In my previous post, I’ve used the example of squares and rectangles to illustrate the importance of definitions. It is clear that, from a geometric point-of-view, a square is indeed a kind of rectangle. However, as my friend Arnon has noticed, this may be problematic from an object-oriented perspective.
Let’s say that we organize the classes Square and Rectangle in a hierarchy so that Square inherits from Rectangle. This reflects exactly the geometric relationship between them, since inheritance is commonly used to represent the is-a-kind-of relationship.

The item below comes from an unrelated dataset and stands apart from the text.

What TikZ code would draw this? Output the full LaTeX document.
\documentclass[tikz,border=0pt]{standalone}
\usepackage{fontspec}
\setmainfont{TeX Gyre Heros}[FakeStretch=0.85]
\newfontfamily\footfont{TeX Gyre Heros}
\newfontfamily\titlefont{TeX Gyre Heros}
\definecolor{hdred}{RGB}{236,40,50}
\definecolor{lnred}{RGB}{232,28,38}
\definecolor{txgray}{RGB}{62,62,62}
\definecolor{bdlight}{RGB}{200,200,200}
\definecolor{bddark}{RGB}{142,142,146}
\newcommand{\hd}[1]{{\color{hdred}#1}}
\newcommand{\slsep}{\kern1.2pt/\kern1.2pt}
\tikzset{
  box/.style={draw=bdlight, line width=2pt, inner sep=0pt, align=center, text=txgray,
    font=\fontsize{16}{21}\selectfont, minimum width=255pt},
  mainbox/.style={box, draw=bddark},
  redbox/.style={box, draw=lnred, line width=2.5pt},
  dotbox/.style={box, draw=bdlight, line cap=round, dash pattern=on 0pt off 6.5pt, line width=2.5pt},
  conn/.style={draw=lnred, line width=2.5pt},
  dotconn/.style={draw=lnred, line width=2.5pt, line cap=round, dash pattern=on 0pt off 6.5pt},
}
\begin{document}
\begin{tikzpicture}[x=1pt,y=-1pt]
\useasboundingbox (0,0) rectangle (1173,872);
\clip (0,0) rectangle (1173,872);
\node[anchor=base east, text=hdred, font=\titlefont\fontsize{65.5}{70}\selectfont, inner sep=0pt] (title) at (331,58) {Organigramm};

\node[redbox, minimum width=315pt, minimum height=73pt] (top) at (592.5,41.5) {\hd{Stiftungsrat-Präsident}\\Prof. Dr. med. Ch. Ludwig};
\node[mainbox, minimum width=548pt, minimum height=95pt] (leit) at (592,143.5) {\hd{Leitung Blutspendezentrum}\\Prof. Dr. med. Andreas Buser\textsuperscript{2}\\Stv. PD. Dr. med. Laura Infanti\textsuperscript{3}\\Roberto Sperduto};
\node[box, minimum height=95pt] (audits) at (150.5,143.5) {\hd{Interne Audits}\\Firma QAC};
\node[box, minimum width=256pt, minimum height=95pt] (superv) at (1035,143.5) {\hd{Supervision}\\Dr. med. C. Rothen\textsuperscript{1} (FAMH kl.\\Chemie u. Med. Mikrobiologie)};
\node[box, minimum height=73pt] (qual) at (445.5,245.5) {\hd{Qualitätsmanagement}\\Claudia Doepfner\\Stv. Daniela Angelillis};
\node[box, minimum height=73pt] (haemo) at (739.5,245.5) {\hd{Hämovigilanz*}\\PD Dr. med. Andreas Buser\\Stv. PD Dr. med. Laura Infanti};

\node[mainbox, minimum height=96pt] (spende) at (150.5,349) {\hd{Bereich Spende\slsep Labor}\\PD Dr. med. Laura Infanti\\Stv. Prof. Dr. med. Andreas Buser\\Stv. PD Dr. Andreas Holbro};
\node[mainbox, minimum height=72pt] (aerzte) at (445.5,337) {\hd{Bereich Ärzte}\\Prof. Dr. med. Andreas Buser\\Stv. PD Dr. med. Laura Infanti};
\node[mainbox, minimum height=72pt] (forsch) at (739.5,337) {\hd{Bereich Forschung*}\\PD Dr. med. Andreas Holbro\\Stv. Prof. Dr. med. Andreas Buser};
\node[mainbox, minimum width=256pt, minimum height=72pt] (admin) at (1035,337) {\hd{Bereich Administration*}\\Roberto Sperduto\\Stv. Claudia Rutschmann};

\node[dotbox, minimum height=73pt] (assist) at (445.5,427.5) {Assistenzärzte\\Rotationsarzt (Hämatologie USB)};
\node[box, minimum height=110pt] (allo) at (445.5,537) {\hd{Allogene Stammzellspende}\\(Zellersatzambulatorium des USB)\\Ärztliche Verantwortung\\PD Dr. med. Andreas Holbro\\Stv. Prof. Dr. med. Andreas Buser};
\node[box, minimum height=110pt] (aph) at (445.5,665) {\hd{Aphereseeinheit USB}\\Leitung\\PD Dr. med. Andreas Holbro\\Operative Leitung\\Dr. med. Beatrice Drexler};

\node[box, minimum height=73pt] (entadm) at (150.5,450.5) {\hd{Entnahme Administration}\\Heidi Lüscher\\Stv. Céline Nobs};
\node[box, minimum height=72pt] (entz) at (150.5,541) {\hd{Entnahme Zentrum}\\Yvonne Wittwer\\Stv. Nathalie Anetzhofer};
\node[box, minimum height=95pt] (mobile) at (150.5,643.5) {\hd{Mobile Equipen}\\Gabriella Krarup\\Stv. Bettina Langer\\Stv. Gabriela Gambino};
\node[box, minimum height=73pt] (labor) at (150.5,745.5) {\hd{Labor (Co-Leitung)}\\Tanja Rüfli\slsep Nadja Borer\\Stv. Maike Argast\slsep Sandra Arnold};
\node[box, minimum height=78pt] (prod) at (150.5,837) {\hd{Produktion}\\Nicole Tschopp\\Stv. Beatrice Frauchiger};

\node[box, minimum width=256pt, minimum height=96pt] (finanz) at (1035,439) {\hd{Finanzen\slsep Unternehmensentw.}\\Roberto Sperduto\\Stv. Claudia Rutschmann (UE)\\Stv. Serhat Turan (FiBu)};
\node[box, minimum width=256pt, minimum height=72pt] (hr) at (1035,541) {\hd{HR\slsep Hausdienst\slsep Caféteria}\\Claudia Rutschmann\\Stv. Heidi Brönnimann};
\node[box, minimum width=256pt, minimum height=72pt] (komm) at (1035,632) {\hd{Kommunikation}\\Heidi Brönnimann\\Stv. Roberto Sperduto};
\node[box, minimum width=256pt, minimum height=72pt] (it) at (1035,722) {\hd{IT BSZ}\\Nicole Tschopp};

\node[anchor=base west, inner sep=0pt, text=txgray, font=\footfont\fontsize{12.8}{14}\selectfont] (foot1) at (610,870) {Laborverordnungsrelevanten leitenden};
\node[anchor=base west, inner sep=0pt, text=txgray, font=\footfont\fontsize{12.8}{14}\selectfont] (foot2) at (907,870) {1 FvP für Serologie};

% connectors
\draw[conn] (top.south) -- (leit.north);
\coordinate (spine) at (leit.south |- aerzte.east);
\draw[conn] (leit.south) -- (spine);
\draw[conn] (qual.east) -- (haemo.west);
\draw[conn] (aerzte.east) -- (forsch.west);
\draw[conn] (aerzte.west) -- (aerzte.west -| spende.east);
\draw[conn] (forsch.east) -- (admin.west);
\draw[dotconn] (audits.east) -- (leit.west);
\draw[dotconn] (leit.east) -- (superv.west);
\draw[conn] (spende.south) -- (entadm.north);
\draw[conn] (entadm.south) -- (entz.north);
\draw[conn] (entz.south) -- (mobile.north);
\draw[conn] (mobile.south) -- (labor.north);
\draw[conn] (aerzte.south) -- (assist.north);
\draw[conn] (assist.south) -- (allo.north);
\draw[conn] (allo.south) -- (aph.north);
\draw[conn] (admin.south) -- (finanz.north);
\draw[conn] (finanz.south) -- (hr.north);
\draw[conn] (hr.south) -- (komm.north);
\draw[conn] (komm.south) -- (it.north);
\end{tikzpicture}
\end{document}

Now suppose that we have a photo-enhancement application with a feature to take a picture and place a border around it. It would be natural to use a Rectangle as the border, and have a function that would receive as parameters the original Picture and a Rectangle and return a new Picture with a border:
Picture addBorder(Picture picture, Rectangle border)

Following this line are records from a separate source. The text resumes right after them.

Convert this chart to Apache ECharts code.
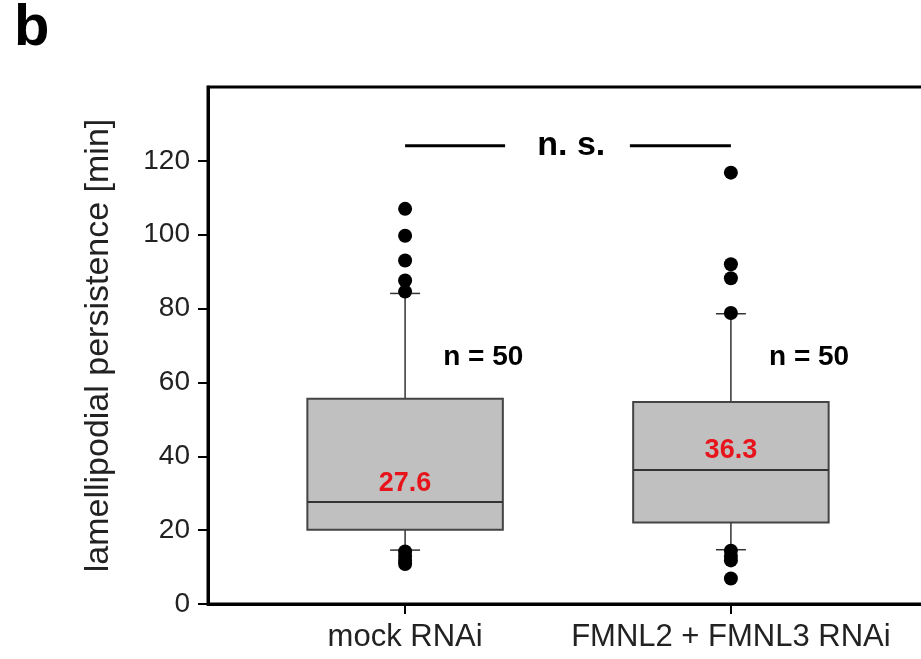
<!DOCTYPE html>
<html>
<head>
<meta charset="utf-8">
<script src="https://cdn.jsdelivr.net/npm/echarts@6/dist/echarts.min.js"></script>
<style>
  html, body { margin: 0; padding: 0; background: #fff; }
  #main { width: 921px; height: 659px; }
</style>
</head>
<body>
<div id="main"></div>
<script>
  var categories = ['mock RNAi', 'FMNL2 + FMNL3 RNAi']
  // [position, lower whisker, Q1, median, Q3, upper whisker]
  var boxData = [
    [0, 14.6, 20.1, 27.6, 55.6, 84.1],
    [1, 14.7, 22.1, 36.3, 54.7, 78.6]
  ]
  var medianLabels = ['27.6', '36.3']
  var countLabels = ['n = 50', 'n = 50']
  var countY = 66.8
  var outliers = [
    [0, 107.0], [0, 99.7], [0, 93.0], [0, 87.6], [0, 84.6],
    [0, 14.2], [0, 13.0], [0, 11.8], [0, 10.8],
    [1, 116.8], [1, 92.0], [1, 88.2], [1, 78.8],
    [1, 14.4], [1, 13.0], [1, 11.8], [1, 6.9]
  ]
  var sigY = 124.1
  var sigLines = [[0, 0.307], [0.69, 1.0]]
  var sigText = 'n. s.'
  var yTicks = [0, 20, 40, 60, 80, 100, 120]

  var font = '"Liberation Sans", Arial, sans-serif'

  function renderBox (params, api) {
    var x = api.value(0)
    var lo = api.coord([x, api.value(1)])
    var q1 = api.coord([x, api.value(2)])
    var med = api.coord([x, api.value(3)])
    var q3 = api.coord([x, api.value(4)])
    var hi = api.coord([x, api.value(5)])
    var nPos = api.coord([x + 0.24, countY])
    var half = api.size([0.6, 0])[0] / 2
    var cap = api.size([0.092, 0])[0] / 2
    var cx = lo[0]
    var thin = { stroke: '#333', lineWidth: 1.5 }
    return {
      type: 'group',
      children: [
        { type: 'line', shape: { x1: cx, y1: q3[1], x2: cx, y2: hi[1] }, style: thin },
        { type: 'line', shape: { x1: cx, y1: q1[1], x2: cx, y2: lo[1] }, style: thin },
        { type: 'line', shape: { x1: cx - cap, y1: hi[1], x2: cx + cap, y2: hi[1] }, style: thin },
        { type: 'line', shape: { x1: cx - cap, y1: lo[1], x2: cx + cap, y2: lo[1] }, style: thin },
        {
          type: 'rect',
          shape: { x: cx - half, y: q3[1], width: half * 2, height: q1[1] - q3[1] },
          style: { fill: '#c0c0c0', stroke: '#444', lineWidth: 2 }
        },
        { type: 'line', shape: { x1: cx - half, y1: med[1], x2: cx + half, y2: med[1] }, style: { stroke: '#333', lineWidth: 2 } },
        {
          type: 'text', x: cx, y: med[1] - 19,
          style: { text: medianLabels[params.dataIndex], fill: '#e8141c', font: 'bold 27px ' + font, align: 'center', verticalAlign: 'middle' }
        },
        {
          type: 'text', x: nPos[0], y: nPos[1],
          style: { text: countLabels[params.dataIndex], fill: '#000', font: 'bold 28px ' + font, align: 'center', verticalAlign: 'middle' }
        }
      ]
    }
  }

  function renderSig (params, api) {
    var seg = sigLines[params.dataIndex]
    var a = api.coord([seg[0], sigY])
    var b = api.coord([seg[1], sigY])
    var children = [
      { type: 'line', shape: { x1: a[0], y1: a[1], x2: b[0], y2: b[1] }, style: { stroke: '#000', lineWidth: 3 } }
    ]
    if (params.dataIndex === 0) {
      var mid = api.coord([0.51, sigY])
      children.push({
        type: 'text', x: mid[0], y: mid[1],
        style: { text: sigText, fill: '#000', font: 'bold 34px ' + font, align: 'center', verticalAlign: 'middle' }
      })
    }
    return { type: 'group', children: children }
  }

  var myChart = echarts.init(document.getElementById('main'))
  myChart.setOption({
    animation: false,
    backgroundColor: '#fff',
    graphic: [
      { type: 'text', left: 14, top: 0, style: { text: 'b', fill: '#000', font: 'bold 58px ' + font } }
    ],
    grid: {
      left: 208, top: 87, width: 720, height: 517,
      outerBoundsMode: 'none',
      containLabel: false,
      show: true, borderColor: '#000', borderWidth: 3
    },
    xAxis: {
      type: 'value',
      min: -0.605,
      max: 1.605,
      axisLine: { lineStyle: { color: '#000', width: 3 } },
      axisTick: { customValues: [0, 1], length: 10, lineStyle: { color: '#000', width: 2 } },
      axisLabel: {
        customValues: [0, 1],
        formatter: function (v) { return categories[Math.round(v)] },
        fontSize: 31, color: '#222', margin: 18, fontFamily: font
      },
      splitLine: { show: false }
    },
    yAxis: {
      type: 'value',
      min: 0,
      max: 140,
      name: 'lamellipodial persistence [min]',
      nameLocation: 'middle',
      nameGap: 92,
      nameTextStyle: { fontSize: 34, color: '#222', fontFamily: font },
      axisLine: { onZero: false, lineStyle: { color: '#000', width: 3 } },
      axisTick: { customValues: yTicks, length: 10, lineStyle: { color: '#000', width: 2 } },
      axisLabel: { customValues: yTicks, fontSize: 28, color: '#222', margin: 18, fontFamily: font },
      splitLine: { show: false }
    },
    series: [
      {
        type: 'custom',
        renderItem: renderBox,
        data: boxData,
        encode: { x: 0, y: [1, 2, 3, 4, 5] },
        z: 2
      },
      {
        type: 'scatter',
        data: outliers,
        symbolSize: 14,
        itemStyle: { color: '#000', opacity: 1 },
        z: 5
      },
      {
        type: 'custom',
        renderItem: renderSig,
        data: sigLines,
        encode: { x: [0, 1] },
        z: 3
      }
    ]
  })
</script>
</body>
</html>
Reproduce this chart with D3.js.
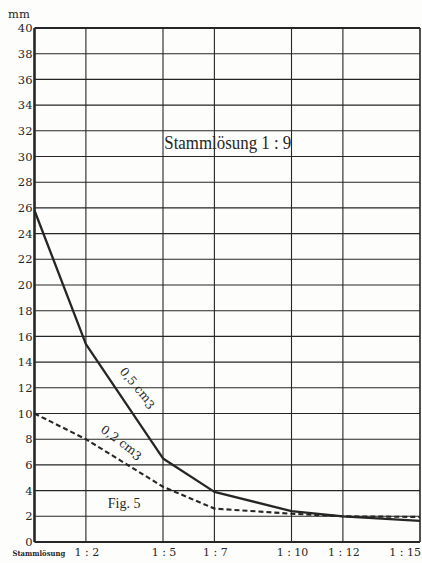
<!DOCTYPE html>
<html>
<head>
<meta charset="utf-8">
<script src="https://cdn.jsdelivr.net/npm/d3@7"></script>
<style>
  html, body { margin: 0; padding: 0; background: #fdfdfc; }
  svg { display: block; }
</style>
</head>
<body>
<svg id="chart" width="422" height="563"></svg>
<script>
// Dilution steps (Stammlösung = undiluted stock, placed at 0)
const dilutions = [0, 2, 5, 7, 10, 12, 15];
const dilutionLabels = ["Stammlösung", "1 : 2", "1 : 5", "1 : 7", "1 : 10", "1 : 12", "1 : 15"];
// Height in mm
const yTickValues = [0, 2, 4, 6, 8, 10, 12, 14, 16, 18, 20, 22, 24, 26, 28, 30, 32, 34, 36, 38, 40];
const values05 = [25.8, 15.4, 6.5, 3.9, 2.4, 2.0, 1.65];   // 0,5 cm3
const values02 = [10.0, 8.0, 4.3, 2.6, 2.2, 2.0, 1.95];    // 0,2 cm3

const ink = "#262626";
const serif = "'DejaVu Serif', 'Liberation Serif', serif";
const textSerif = "'Liberation Serif', 'DejaVu Serif', serif";
const svg = d3.select("#chart");

const x = d3.scaleLinear().domain([0, 15]).range([34.5, 420]);
const y = d3.scaleLinear().domain([0, 40]).range([542, 28]);

// grid
const grid = svg.append("g");
grid.selectAll("line.h").data(yTickValues).join("line")
  .attr("x1", x(0)).attr("x2", x(15))
  .attr("y1", d => y(d)).attr("y2", d => y(d))
  .attr("stroke", ink)
  .attr("stroke-width", d => (d === 0 || d === 40) ? 2.2 : 1.1);
grid.selectAll("line.v").data(dilutions).join("line")
  .attr("x1", d => x(d)).attr("x2", d => x(d))
  .attr("y1", y(0)).attr("y2", y(40))
  .attr("stroke", ink)
  .attr("stroke-width", d => d === 0 ? 2.6 : (d === 15 ? 1.6 : 1.1));

// y axis labels
svg.append("g").selectAll("text").data(yTickValues).join("text")
  .attr("x", x(0) - 2).attr("y", d => y(d)).attr("dy", "0.36em")
  .attr("text-anchor", "end")
  .attr("font-family", serif).attr("font-size", 11.5)
  .attr("fill", ink)
  .text(d => d);
svg.append("text")
  .attr("x", 8).attr("y", 18)
  .attr("font-family", serif).attr("font-size", 11.5)
  .attr("fill", ink).text("mm");

// x axis labels
const xl = svg.append("g");
xl.selectAll("text").data(dilutions.slice(1)).join("text")
  .attr("x", d => x(d) + 1)
  .attr("y", 556)
  .attr("text-anchor", (d, i) => i === dilutions.length - 2 ? "end" : "middle")
  .attr("font-family", serif)
  .attr("font-size", 11)
  .attr("fill", ink)
  .text((d, i) => dilutionLabels[i + 1]);
xl.append("text")
  .attr("x", x(dilutions[0]) - 22).attr("y", 556)
  .attr("font-family", "'DejaVu Serif Condensed', 'DejaVu Serif', serif")
  .attr("font-stretch", "condensed")
  .attr("font-weight", "bold").attr("font-size", 7.6)
  .attr("fill", ink)
  .text(dilutionLabels[0]);

// curves
const line = d3.line().x((d, i) => x(dilutions[i])).y(d => y(d));
svg.append("path").datum(values05)
  .attr("d", line).attr("fill", "none")
  .attr("stroke", ink).attr("stroke-width", 2.3).attr("stroke-linejoin", "round");
svg.append("path").datum(values02)
  .attr("d", line).attr("fill", "none")
  .attr("stroke", ink).attr("stroke-width", 2.1)
  .attr("stroke-dasharray", "5,3");

// curve labels
function curveLabel(cx, cy, angle, amount) {
  const t = svg.append("text")
    .attr("transform", `translate(${x(cx)},${y(cy)}) rotate(${angle})`)
    .attr("text-anchor", "middle")
    .attr("font-family", serif).attr("font-size", 12)
    .attr("fill", ink);
  t.append("tspan").text(amount + " cm");
  t.append("tspan").attr("dy", 2).text("3");
}
curveLabel(3.9, 11.8, 50, "0,5");
curveLabel(3.3, 7.5, 36, "0,2");

// annotations
svg.append("text")
  .attr("x", x(5.05)).attr("y", y(30.6))
  .attr("font-family", textSerif).attr("font-size", 18)
  .attr("textLength", 127).attr("lengthAdjust", "spacingAndGlyphs")
  .attr("fill", ink).text("Stammlösung 1 : 9");
svg.append("text")
  .attr("x", x(2.85)).attr("y", y(2.65))
  .attr("font-family", textSerif).attr("font-size", 14)
  .attr("fill", ink).text("Fig. 5");
</script>
</body>
</html>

This function would be responsible for adjusting the height and width of the border to fit the dimensions of the picture.
What is the problem now? Because Square is a subclass of Rectangle, we could pass an instance of Square as the border parameter. But then, if the picture is not a square, it should not be possible to change the border’s height and width, or otherwise the border would no longer be a square.
The conclusion is that a square cannot be used in every situation in which a rectangle can be used, and therefore the class Square should not be a subclass of Rectangle.
But what is the root of the problem?
In the world of geometry, figures are static objects with unchangeable properties. But in the world of object-oriented programming (OOP) objects also have functionality that implement a well-defined dynamic behavior.
Structurally, Squares are a specialization of Rectangles, since both have four sides and all internal angles right. A Square is special because it has its height equal to its width.
Functionally, Squares do not behave like Rectangles. A Rectangle should have independent methods to change its height or its width. Clearly, these methods would not be appropriate for a Square.
Inheritance should be used only if the is-a relationship is both structural and functional.